What is interesting about this project, in comparison to one associated with another Ivy League school (Yale, which is working with the National University of Singapore to develop Yale-NUS College), is that the Cornell-led development process reflects a significantly deeper level of commitment to being grounded in the host city of the new campus. What do I mean by being ‘grounded’ and why might it matter?

Being grounded means establishing commercial, legal, material (including human), and discursive presence in the host city. It means being present such that one is entangled in the regulatory, socio-cultural, physical, political, and institutional landscape of the city. It is a form of presence that leads to being drawn upon, and drawing upon, others also present in that city. It means being knitted into development processes where traded and untraded interdependencies (that "take the form of conventions, informal rules, and habits that coordinate economic actors under conditions of uncertainty”) help bring the city-region development process to life.

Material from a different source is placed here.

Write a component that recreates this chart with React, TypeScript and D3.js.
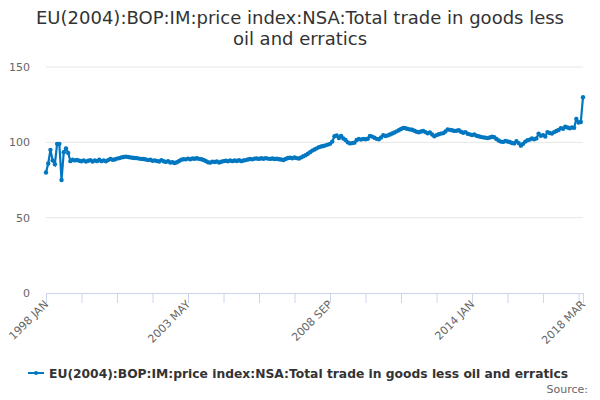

In the Cornell process, their mission and objectives have led them to control and be fully responsible for all stages (apart from coordinating the bid and review process, which was guided by the New York City Economic Development Corporation) of the development process including:

  • The campus planning and design process
  • The physical development process
  • The research-led knowledge production process
  • The teaching and learning process (in classrooms, labs, etc.).

 

 

The process of publicly bidding to develop Applied Sciences NYC (see my summary of the bid process here), then getting deeply involved in campus and building design process, the actual development process, and academic planning for the complex, effectively sutures Cornell’s identity, and its future, to the global city of New York.

Given this stance to the development process, a large number of Cornell and Technion faculty and administrators will be present in NYC, which will lead them to form deep social relations with key actors in the city. Some of these social relations will be sought out, though many will be accidental, subject to the unruly laws of serendipity in the metropolis. Physical co-presence matters to the socio-economic development process in cities, and the lead university (Cornell) behind Applied Sciences NYC seems to recognize this, as did Technion and Mayor Bloomberg.

In the Yale-NUS College case, Yale’s mission and objectives have led them to gift their brand (‘Yale’) for a fee, while providing input to a NUS-controlled:

  • Campus planning and design process
  • Physical development process
  • Teaching and learning process (in classrooms, labs, etc.).

 

 

Of course the newly hired faculty will have business cards that say 'Yale-NUS College' on them, and promotional materials flag the Yale name everywhere (a point made in this insightful article by Karin Fischer), but this is really a Singaporean project. Two proxy measures of this are that (a) that the newly hired faculty will receive Singaporean contracts, and (b) graduates only receive a degree from the National University of Singapore (not even a dual degree, a now common option in global higher ed). Of course a few administrators will be seconded from Yale, but they will inevitably retain their tenured jobs back in New Haven, CT.

Yale is thus the equivalent of Wharton when it helped provide much of the intellectual and organizational guidance to develop Singapore Management University (est. 2000), except for the fact that Wharton and the University of Pennsylvania did not sell the Wharton/Penn brand, nor did they play up their role in the SMU development process.

There are pros and cons to each model, of course, but I can’t help but wonder what the direct and indirect implications will be of Cornell’s higher level of material and non-material commitment to their new global city venture versus that being undertaken by Yale (at least in a spectral sense) in its newly adopted global city. Being present while being absent provides some latitude of freedom to reduce risk, and cost, but as INSEAD’s presence in Singapore demonstrates, and as Cornell and Technion’s presence in New York indicates, there are a myriad of rewards to being present - to be seen to be contributing, to be seen to be sharing the costs, to being on the ground, and to be demonstrating a medium- to long-term level of confidence in risky experiments in global higher education/global city development.